WHAT IS REQUIRED — Copy the data exactly; pictures stay out of the copy.

--- start of ENTRIES SHOWN ---

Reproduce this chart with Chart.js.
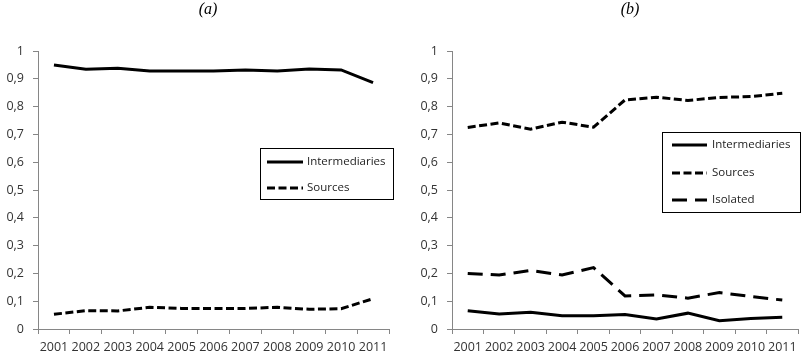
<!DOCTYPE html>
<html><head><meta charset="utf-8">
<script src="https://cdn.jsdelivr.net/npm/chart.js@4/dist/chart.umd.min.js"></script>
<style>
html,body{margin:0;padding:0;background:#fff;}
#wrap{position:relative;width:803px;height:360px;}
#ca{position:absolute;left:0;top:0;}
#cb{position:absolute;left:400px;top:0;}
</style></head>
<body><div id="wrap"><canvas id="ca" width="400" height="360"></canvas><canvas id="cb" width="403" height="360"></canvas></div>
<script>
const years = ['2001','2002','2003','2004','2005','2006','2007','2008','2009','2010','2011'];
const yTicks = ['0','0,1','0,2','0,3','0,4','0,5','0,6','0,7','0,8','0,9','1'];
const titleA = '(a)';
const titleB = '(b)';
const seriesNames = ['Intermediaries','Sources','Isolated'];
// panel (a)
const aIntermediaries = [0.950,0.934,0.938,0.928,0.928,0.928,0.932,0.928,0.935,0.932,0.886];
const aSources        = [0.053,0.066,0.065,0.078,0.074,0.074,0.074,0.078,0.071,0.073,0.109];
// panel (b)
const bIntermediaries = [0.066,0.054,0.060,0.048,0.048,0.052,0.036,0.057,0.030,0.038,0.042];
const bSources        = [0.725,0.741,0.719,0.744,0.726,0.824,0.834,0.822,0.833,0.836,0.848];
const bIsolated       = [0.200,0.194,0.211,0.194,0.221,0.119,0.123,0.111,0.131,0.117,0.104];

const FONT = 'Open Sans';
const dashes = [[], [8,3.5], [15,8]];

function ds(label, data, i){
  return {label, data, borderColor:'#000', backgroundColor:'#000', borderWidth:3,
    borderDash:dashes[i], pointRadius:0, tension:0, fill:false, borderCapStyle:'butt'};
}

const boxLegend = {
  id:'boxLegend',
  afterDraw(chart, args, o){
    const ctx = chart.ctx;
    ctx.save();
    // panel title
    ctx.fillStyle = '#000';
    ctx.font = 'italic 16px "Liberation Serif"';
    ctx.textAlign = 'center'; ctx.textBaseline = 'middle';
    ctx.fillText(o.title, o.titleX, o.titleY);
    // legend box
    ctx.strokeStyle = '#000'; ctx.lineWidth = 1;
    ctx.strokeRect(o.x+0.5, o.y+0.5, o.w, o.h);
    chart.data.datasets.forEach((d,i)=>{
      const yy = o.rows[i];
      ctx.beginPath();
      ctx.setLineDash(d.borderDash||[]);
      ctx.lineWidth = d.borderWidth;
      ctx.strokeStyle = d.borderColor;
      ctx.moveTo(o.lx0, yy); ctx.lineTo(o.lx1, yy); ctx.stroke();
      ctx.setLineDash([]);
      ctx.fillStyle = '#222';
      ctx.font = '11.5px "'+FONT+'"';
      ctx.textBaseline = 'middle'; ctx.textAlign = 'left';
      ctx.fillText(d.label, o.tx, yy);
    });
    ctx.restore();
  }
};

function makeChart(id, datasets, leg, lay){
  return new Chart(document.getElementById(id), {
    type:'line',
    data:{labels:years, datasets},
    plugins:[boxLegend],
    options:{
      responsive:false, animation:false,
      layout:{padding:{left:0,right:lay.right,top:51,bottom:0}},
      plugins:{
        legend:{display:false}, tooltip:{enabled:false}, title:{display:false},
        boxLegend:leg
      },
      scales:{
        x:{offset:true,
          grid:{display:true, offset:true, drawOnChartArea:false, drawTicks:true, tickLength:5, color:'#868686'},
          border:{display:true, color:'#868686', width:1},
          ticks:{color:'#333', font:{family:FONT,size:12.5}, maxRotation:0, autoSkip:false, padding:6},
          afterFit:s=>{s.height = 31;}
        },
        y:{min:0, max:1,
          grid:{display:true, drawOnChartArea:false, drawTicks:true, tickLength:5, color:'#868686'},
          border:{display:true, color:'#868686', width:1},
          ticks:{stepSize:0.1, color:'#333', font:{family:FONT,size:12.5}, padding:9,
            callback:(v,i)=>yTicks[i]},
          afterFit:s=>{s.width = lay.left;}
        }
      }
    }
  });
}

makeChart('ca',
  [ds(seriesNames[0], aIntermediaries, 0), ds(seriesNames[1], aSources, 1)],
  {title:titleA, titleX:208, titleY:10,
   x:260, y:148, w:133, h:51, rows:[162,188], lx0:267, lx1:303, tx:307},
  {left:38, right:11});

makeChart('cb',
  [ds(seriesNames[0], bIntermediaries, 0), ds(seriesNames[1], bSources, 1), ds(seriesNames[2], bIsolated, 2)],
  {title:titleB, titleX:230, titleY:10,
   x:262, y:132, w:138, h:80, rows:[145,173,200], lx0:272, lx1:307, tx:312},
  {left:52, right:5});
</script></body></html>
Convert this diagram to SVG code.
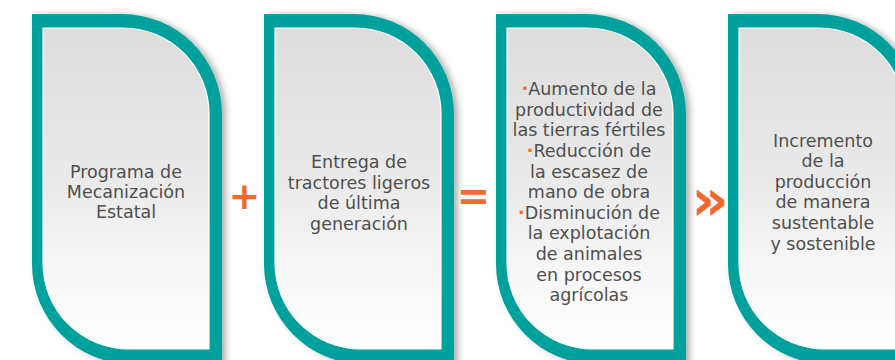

--- end of ENTRIES SHOWN ---

EXERCISE SOLUTION —
Reproduce this chart with Chart.js.
<!DOCTYPE html>
<html><head><meta charset="utf-8">
<script src="https://cdn.jsdelivr.net/npm/chart.js@4/dist/chart.umd.min.js"></script>
<style>
html,body{margin:0;padding:0;background:#fff;}
#wrap{position:relative;width:803px;height:360px;}
#ca{position:absolute;left:0;top:0;}
#cb{position:absolute;left:400px;top:0;}
</style></head>
<body><div id="wrap"><canvas id="ca" width="400" height="360"></canvas><canvas id="cb" width="403" height="360"></canvas></div>
<script>
const years = ['2001','2002','2003','2004','2005','2006','2007','2008','2009','2010','2011'];
const yTicks = ['0','0,1','0,2','0,3','0,4','0,5','0,6','0,7','0,8','0,9','1'];
const titleA = '(a)';
const titleB = '(b)';
const seriesNames = ['Intermediaries','Sources','Isolated'];
// panel (a)
const aIntermediaries = [0.950,0.934,0.938,0.928,0.928,0.928,0.932,0.928,0.935,0.932,0.886];
const aSources        = [0.053,0.066,0.065,0.078,0.074,0.074,0.074,0.078,0.071,0.073,0.109];
// panel (b)
const bIntermediaries = [0.066,0.054,0.060,0.048,0.048,0.052,0.036,0.057,0.030,0.038,0.042];
const bSources        = [0.725,0.741,0.719,0.744,0.726,0.824,0.834,0.822,0.833,0.836,0.848];
const bIsolated       = [0.200,0.194,0.211,0.194,0.221,0.119,0.123,0.111,0.131,0.117,0.104];

const FONT = 'Open Sans';
const dashes = [[], [8,3.5], [15,8]];

function ds(label, data, i){
  return {label, data, borderColor:'#000', backgroundColor:'#000', borderWidth:3,
    borderDash:dashes[i], pointRadius:0, tension:0, fill:false, borderCapStyle:'butt'};
}

const boxLegend = {
  id:'boxLegend',
  afterDraw(chart, args, o){
    const ctx = chart.ctx;
    ctx.save();
    // panel title
    ctx.fillStyle = '#000';
    ctx.font = 'italic 16px "Liberation Serif"';
    ctx.textAlign = 'center'; ctx.textBaseline = 'middle';
    ctx.fillText(o.title, o.titleX, o.titleY);
    // legend box
    ctx.strokeStyle = '#000'; ctx.lineWidth = 1;
    ctx.strokeRect(o.x+0.5, o.y+0.5, o.w, o.h);
    chart.data.datasets.forEach((d,i)=>{
      const yy = o.rows[i];
      ctx.beginPath();
      ctx.setLineDash(d.borderDash||[]);
      ctx.lineWidth = d.borderWidth;
      ctx.strokeStyle = d.borderColor;
      ctx.moveTo(o.lx0, yy); ctx.lineTo(o.lx1, yy); ctx.stroke();
      ctx.setLineDash([]);
      ctx.fillStyle = '#222';
      ctx.font = '11.5px "'+FONT+'"';
      ctx.textBaseline = 'middle'; ctx.textAlign = 'left';
      ctx.fillText(d.label, o.tx, yy);
    });
    ctx.restore();
  }
};

function makeChart(id, datasets, leg, lay){
  return new Chart(document.getElementById(id), {
    type:'line',
    data:{labels:years, datasets},
    plugins:[boxLegend],
    options:{
      responsive:false, animation:false,
      layout:{padding:{left:0,right:lay.right,top:51,bottom:0}},
      plugins:{
        legend:{display:false}, tooltip:{enabled:false}, title:{display:false},
        boxLegend:leg
      },
      scales:{
        x:{offset:true,
          grid:{display:true, offset:true, drawOnChartArea:false, drawTicks:true, tickLength:5, color:'#868686'},
          border:{display:true, color:'#868686', width:1},
          ticks:{color:'#333', font:{family:FONT,size:12.5}, maxRotation:0, autoSkip:false, padding:6},
          afterFit:s=>{s.height = 31;}
        },
        y:{min:0, max:1,
          grid:{display:true, drawOnChartArea:false, drawTicks:true, tickLength:5, color:'#868686'},
          border:{display:true, color:'#868686', width:1},
          ticks:{stepSize:0.1, color:'#333', font:{family:FONT,size:12.5}, padding:9,
            callback:(v,i)=>yTicks[i]},
          afterFit:s=>{s.width = lay.left;}
        }
      }
    }
  });
}

makeChart('ca',
  [ds(seriesNames[0], aIntermediaries, 0), ds(seriesNames[1], aSources, 1)],
  {title:titleA, titleX:208, titleY:10,
   x:260, y:148, w:133, h:51, rows:[162,188], lx0:267, lx1:303, tx:307},
  {left:38, right:11});

makeChart('cb',
  [ds(seriesNames[0], bIntermediaries, 0), ds(seriesNames[1], bSources, 1), ds(seriesNames[2], bIsolated, 2)],
  {title:titleB, titleX:230, titleY:10,
   x:262, y:132, w:138, h:80, rows:[145,173,200], lx0:272, lx1:307, tx:312},
  {left:52, right:5});
</script></body></html>
Convert this diagram to SVG code.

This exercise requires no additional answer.